Lego Star Wars: The Skywalker Saga Hides Another Story
Crunch is, unfortunately, an all too common fixture of the game development space. It’s a situation no game dev wants to find themselves in. Developers describe weeks of long shifts and development issues, an overbearing pressure to stay in the office and keep working, paid or not, or put your job in jeopardy. For the developers of Lego Star Wars: The Skywalker Saga, that nightmare was all too real.
Why did all these issues happen at the Traveler’s Tales studio? Why couldn’t people just walk about? The developers describe it as a “soft-spoken blackmail”. There was a general sentiment of “If people don’t start doing overtime, there’s going to be problems.”
It started so innocuous, at first. The year was 2005, and employees at Traveler’s Tales had a voluntary, paid system of overtime hours in place. 2010 saw the addition of “flextime”, where extra hours spent could instead be exchanged for holidays or delayed starts. But developers became expected to use these extra-hour systems, and who got to choose if those extra hours counted as overtime or flextime?
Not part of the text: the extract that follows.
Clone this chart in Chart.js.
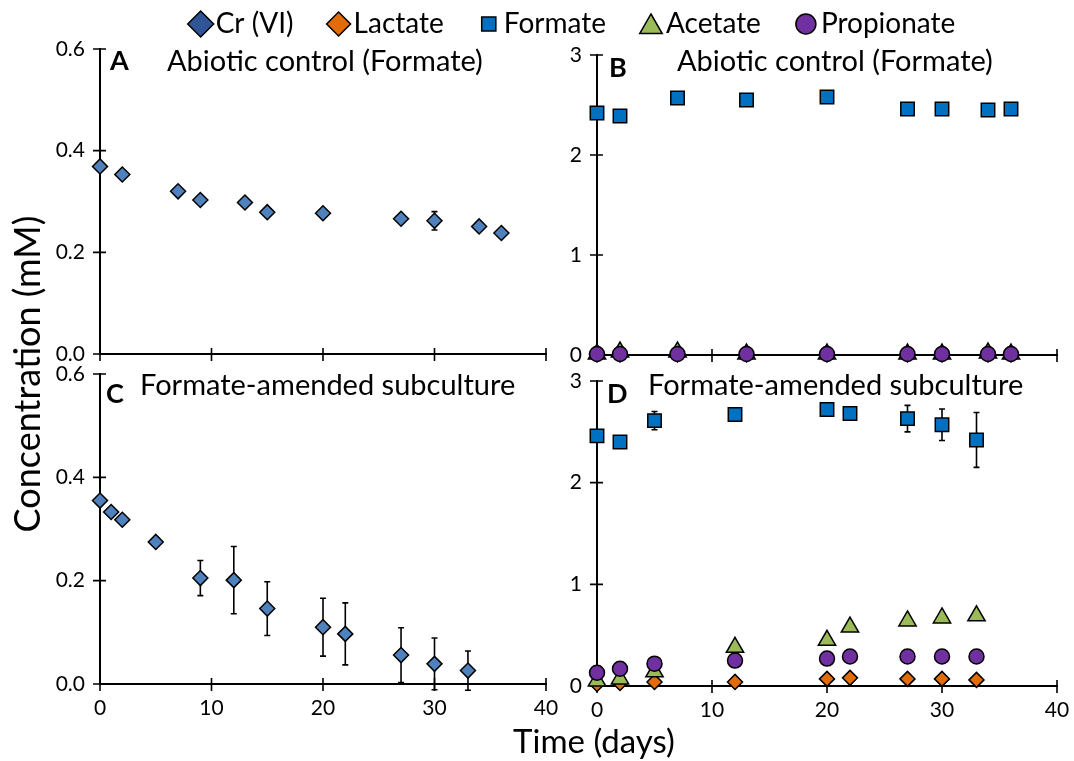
<!DOCTYPE html>
<html>
<head>
<meta charset="utf-8">
<script src="https://cdn.jsdelivr.net/npm/chart.js@4/dist/chart.umd.min.js"></script>
<style>
  body { margin: 0; background: #fff; }
  #wrap { position: relative; width: 1074px; height: 761px; overflow: hidden; }
  canvas { position: absolute; left: 0; top: 0; }
</style>
</head>
<body>
<div id="wrap">
  <canvas id="chartA" width="1074" height="761"></canvas>
  <canvas id="chartB" width="1074" height="761"></canvas>
  <canvas id="chartC" width="1074" height="761"></canvas>
  <canvas id="chartD" width="1074" height="761"></canvas>
  <canvas id="legendBox" width="1074" height="50"></canvas>
</div>
<script>
// ---- datos ----
const diasA = [0, 2, 7, 9, 13, 15, 20, 27, 30, 34, 36];
const crA = [0.369, 0.353, 0.320, 0.303, 0.298, 0.279, 0.277, 0.266, 0.262, 0.251, 0.238];
const crAErr = [0, 0, 0, 0, 0, 0, 0, 0, 0.018, 0, 0];

const diasB = [0, 2, 7, 13, 20, 27, 30, 34, 36];
const formiatoB = [2.42, 2.39, 2.57, 2.55, 2.58, 2.46, 2.46, 2.45, 2.46];
const lactatoB = [0.005, 0.005, 0.005, 0.005, 0.005, 0.005, 0.005, 0.005, 0.005];
const acetatoB = [0.01, 0.03, 0.03, 0.01, 0.01, 0.01, 0.01, 0.02, 0.01];
const propionatoB = [0.01, 0.01, 0.01, 0.01, 0.01, 0.01, 0.01, 0.01, 0.01];

const diasC = [0, 1, 2, 5, 9, 12, 15, 20, 22, 27, 30, 33];
const crC = [0.355, 0.333, 0.318, 0.275, 0.205, 0.201, 0.146, 0.110, 0.097, 0.056, 0.039, 0.026];
const crCErr = [0, 0, 0, 0, 0.034, 0.065, 0.052, 0.056, 0.06, 0.053, 0.05, 0.038];

const diasD = [0, 2, 5, 12, 20, 22, 27, 30, 33];
const formiatoD = [2.46, 2.40, 2.61, 2.67, 2.72, 2.68, 2.63, 2.57, 2.42];
const formiatoDErr = [0.01, 0.03, 0.09, 0.02, 0.02, 0.03, 0.13, 0.155, 0.27];
const lactatoD = [0.02, 0.03, 0.04, 0.04, 0.07, 0.08, 0.07, 0.07, 0.06];
const acetatoD = [0.05, 0.07, 0.14, 0.38, 0.45, 0.58, 0.64, 0.67, 0.69];
const propionatoD = [0.13, 0.17, 0.22, 0.25, 0.27, 0.29, 0.29, 0.29, 0.29];

const etiquetas = ["Cr (VI)", "Lactate", "Formate", "Acetate", "Propionate"];

const FUENTE = "Lato";
const colores = {
  cr: "#4f81bd",
  crLeyenda: "#2f5597",
  lactato: "#e36c0a",
  formiato: "#0070c0",
  acetato: "#9bbb59",
  propionato: "#7030a0",
};

const pares = (xs, ys) => xs.map((x, i) => ({ x: x, y: ys[i] }));

/* estilo de cada serie */
const serie = (label, xs, ys, estilo, err) => ({
  label: label,
  data: pares(xs, ys),
  err: err,
  showLine: false,
  clip: false,
  pointStyle: estilo.forma,
  pointRadius: estilo.radio,
  pointBackgroundColor: estilo.color,
  pointBorderColor: "#000",
  pointBorderWidth: 1.5,
  order: estilo.orden,
});

const estCr = { forma: "rectRot", radio: 7.5, color: colores.cr, orden: 1 };
const estLac = { forma: "rectRot", radio: 7.5, color: colores.lactato, orden: 3 };
const estFor = { forma: "rect", radio: 9.5, color: colores.formiato, orden: 4 };
const estAce = { forma: "triangle", radio: 10, color: colores.acetato, orden: 2 };
const estPro = { forma: "circle", radio: 7.5, color: colores.propionato, orden: 1 };

/* barras de error */
const barrasError = {
  id: "barrasError",
  beforeDatasetsDraw(chart) {
    const ctx = chart.ctx;
    const ejeY = chart.scales.y;
    chart.data.datasets.forEach((ds, i) => {
      if (!ds.err) return;
      const meta = chart.getDatasetMeta(i);
      meta.data.forEach((pt, j) => {
        const e = ds.err[j];
        if (!e) return;
        const v = ds.data[j].y;
        const arriba = ejeY.getPixelForValue(v + e);
        const abajo = ejeY.getPixelForValue(v - e);
        ctx.save();
        ctx.strokeStyle = "#000";
        ctx.lineWidth = 1.6;
        ctx.beginPath();
        ctx.moveTo(pt.x, arriba);
        ctx.lineTo(pt.x, abajo);
        ctx.moveTo(pt.x - 3, arriba);
        ctx.lineTo(pt.x + 3, arriba);
        ctx.moveTo(pt.x - 3, abajo);
        ctx.lineTo(pt.x + 3, abajo);
        ctx.stroke();
        ctx.restore();
      });
    });
  },
};

/* marcas de los ejes que cruzan la linea */
const marcasCruz = {
  id: "marcasCruz",
  beforeDatasetsDraw(chart) {
    const ctx = chart.ctx;
    const area = chart.chartArea;
    const ex = chart.scales.x;
    const ey = chart.scales.y;
    ctx.save();
    ctx.strokeStyle = "#000";
    ctx.lineWidth = 1.6;
    ctx.beginPath();
    ex.ticks.forEach((t) => {
      const px = ex.getPixelForValue(t.value);
      ctx.moveTo(px, area.bottom - 6);
      ctx.lineTo(px, area.bottom + 7);
    });
    ey.ticks.forEach((t) => {
      const py = ey.getPixelForValue(t.value);
      ctx.moveTo(area.left - 7, py);
      ctx.lineTo(area.left + 6, py);
    });
    ctx.stroke();
    ctx.restore();
  },
};

/* letra del panel y subtitulo */
const textoPanel = {
  id: "textoPanel",
  afterDraw(chart, args, opts) {
    if (!opts || !opts.texto) return;
    const ctx = chart.ctx;
    ctx.save();
    ctx.fillStyle = "#000";
    ctx.textBaseline = "alphabetic";
    ctx.textAlign = "left";
    ctx.font = "bold 27px " + FUENTE;
    ctx.fillText(opts.letra, opts.lx, opts.ly);
    ctx.font = "29px " + FUENTE;
    ctx.fillText(opts.texto, opts.tx, opts.ty);
    if (opts.titulos) {
      ctx.font = "33px " + FUENTE;
      ctx.textAlign = "center";
      ctx.textBaseline = "middle";
      ctx.fillText("Time (days)", 594, 742);
      ctx.font = "36px " + FUENTE;
      ctx.translate(28, 374);
      ctx.rotate(-Math.PI / 2);
      ctx.fillText("Concentration (mM)", 0, 0);
    }
    ctx.restore();
  },
};

const ANCHO_Y = 70;
const ALTO_X = 45;

const crearPanel = (id, area, yMax, verX, datasets, textos) => {
  return new Chart(document.getElementById(id), {
    type: "scatter",
    data: { datasets: datasets },
    options: {
      responsive: false,
      animation: false,
      events: [],
      layout: {
        padding: {
          left: area.left - ANCHO_Y,
          right: 1074 - area.right,
          top: area.top,
          bottom: 761 - area.bottom - ALTO_X,
        },
      },
      scales: {
        x: {
          type: "linear",
          min: 0,
          max: 40,
          afterFit: (s) => {
            s.height = ALTO_X;
            s.paddingLeft = 0;
            s.paddingRight = 0;
          },
          border: { display: true, color: "#000", width: 2 },
          grid: { display: false, drawTicks: false },
          ticks: {
            stepSize: 10,
            display: verX,
            padding: 12,
            color: "#000",
            font: { family: FUENTE, size: 21 },
          },
        },
        y: {
          min: 0,
          max: yMax,
          afterFit: (s) => {
            s.width = ANCHO_Y;
            s.paddingTop = 0;
            s.paddingBottom = 0;
          },
          border: { display: true, color: "#000", width: 2 },
          grid: { display: false, drawTicks: false },
          ticks: {
            stepSize: yMax < 1 ? 0.2 : 1,
            padding: 15,
            color: "#000",
            font: { family: FUENTE, size: 21 },
            callback: (v) => (yMax < 1 ? v.toFixed(1) : v),
          },
        },
      },
      plugins: {
        legend: { display: false },
        tooltip: { enabled: false },
        textoPanel: textos,
      },
    },
    plugins: [marcasCruz, barrasError, textoPanel],
  });
};

const chartA = crearPanel("chartA", { left: 100, right: 546, top: 49, bottom: 354 }, 0.6, false,
  [serie(etiquetas[0], diasA, crA, estCr, crAErr)],
  { letra: "A", lx: 110, ly: 70, texto: "Abiotic control (Formate)", tx: 167, ty: 71, titulos: true });

const chartB = crearPanel("chartB", { left: 597, right: 1057, top: 55, bottom: 355 }, 3, false,
  [
    serie(etiquetas[1], diasB, lactatoB, estLac),
    serie(etiquetas[2], diasB, formiatoB, estFor),
    serie(etiquetas[3], diasB, acetatoB, estAce),
    serie(etiquetas[4], diasB, propionatoB, estPro),
  ],
  { letra: "B", lx: 609, ly: 77, texto: "Abiotic control (Formate)", tx: 677, ty: 71 });

const chartC = crearPanel("chartC", { left: 100, right: 546, top: 374, bottom: 684 }, 0.6, true,
  [serie(etiquetas[0], diasC, crC, estCr, crCErr)],
  { letra: "C", lx: 106, ly: 403, texto: "Formate-amended subculture", tx: 140, ty: 395 });

const chartD = crearPanel("chartD", { left: 597, right: 1057, top: 381, bottom: 686 }, 3, true,
  [
    serie(etiquetas[1], diasD, lactatoD, estLac),
    serie(etiquetas[2], diasD, formiatoD, estFor, formiatoDErr),
    serie(etiquetas[3], diasD, acetatoD, estAce),
    serie(etiquetas[4], diasD, propionatoD, estPro),
  ],
  { letra: "D", lx: 607, ly: 403, texto: "Formate-amended subculture", tx: 648, ty: 395 });

/* leyenda comun arriba (dibujada a mano para controlar separaciones) */
const estilosLeyenda = [
  { forma: "rectRot", radio: 13, color: colores.crLeyenda },
  { forma: "rectRot", radio: 12, color: colores.lactato },
  { forma: "rect", radio: 10, color: colores.formiato },
  { forma: "triangle", radio: 13, color: colores.acetato },
  { forma: "circle", radio: 10, color: colores.propionato },
];

const leyendaComun = {
  id: "leyendaComun",
  afterDraw(chart) {
    const ctx = chart.ctx;
    const centroX = 575;
    const centroY = 24;
    const aTexto = 15;   // centro del simbolo -> inicio del texto
    const aSimbolo = 45; // fin del texto -> centro del siguiente simbolo
    ctx.save();
    ctx.font = "28px " + FUENTE;
    const anchos = etiquetas.map((t) => ctx.measureText(t).width);
    let total = 0;
    anchos.forEach((w, i) => { total += aTexto + w + (i < anchos.length - 1 ? aSimbolo : 0); });
    let x = centroX - total / 2 + 3;
    etiquetas.forEach((t, i) => {
      const est = estilosLeyenda[i];
      ctx.fillStyle = est.color;
      ctx.strokeStyle = "#000";
      ctx.lineWidth = 1.5;
      const yMarca = est.forma === "triangle" ? centroY + 3 : centroY;
      Chart.helpers.drawPoint(ctx, { pointStyle: est.forma, radius: est.radio, rotation: 0, borderWidth: 1.5 }, x, yMarca);
      ctx.fillStyle = "#000";
      ctx.textAlign = "left";
      ctx.textBaseline = "middle";
      ctx.fillText(t, x + aTexto, centroY);
      x += aTexto + anchos[i] + aSimbolo;
    });
    ctx.restore();
  },
};

const leyenda = new Chart(document.getElementById("legendBox"), {
  type: "scatter",
  data: { datasets: [] },
  options: {
    responsive: false,
    animation: false,
    events: [],
    scales: { x: { display: false }, y: { display: false } },
    plugins: { legend: { display: false }, tooltip: { enabled: false } },
  },
  plugins: [leyendaComun],
});
</script>
</body>
</html>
It was the higher-ups, of course.
Developers were warned: if they didn’t pull their weight (you know, by staying in the office for longer hours than expected), then other employees might suffer for it. Production schedules assumed that developers would be taking extra time, after all, and if you don’t use yours, someone else will have to pick up the slack.
As for Lego Star Wars: The Skywalker Saga, this game’s development was plagued by even more issues. They were using a new, untested game engine to avoid licensing costs. This issue, among many others, meant that the game took five years to come out. And even that added delay couldn’t stop the crunch.
And now, reports are starting to emerge about this whole thing. Workers are openly discussing their experiences and players aren’t exactly thrilled at the news.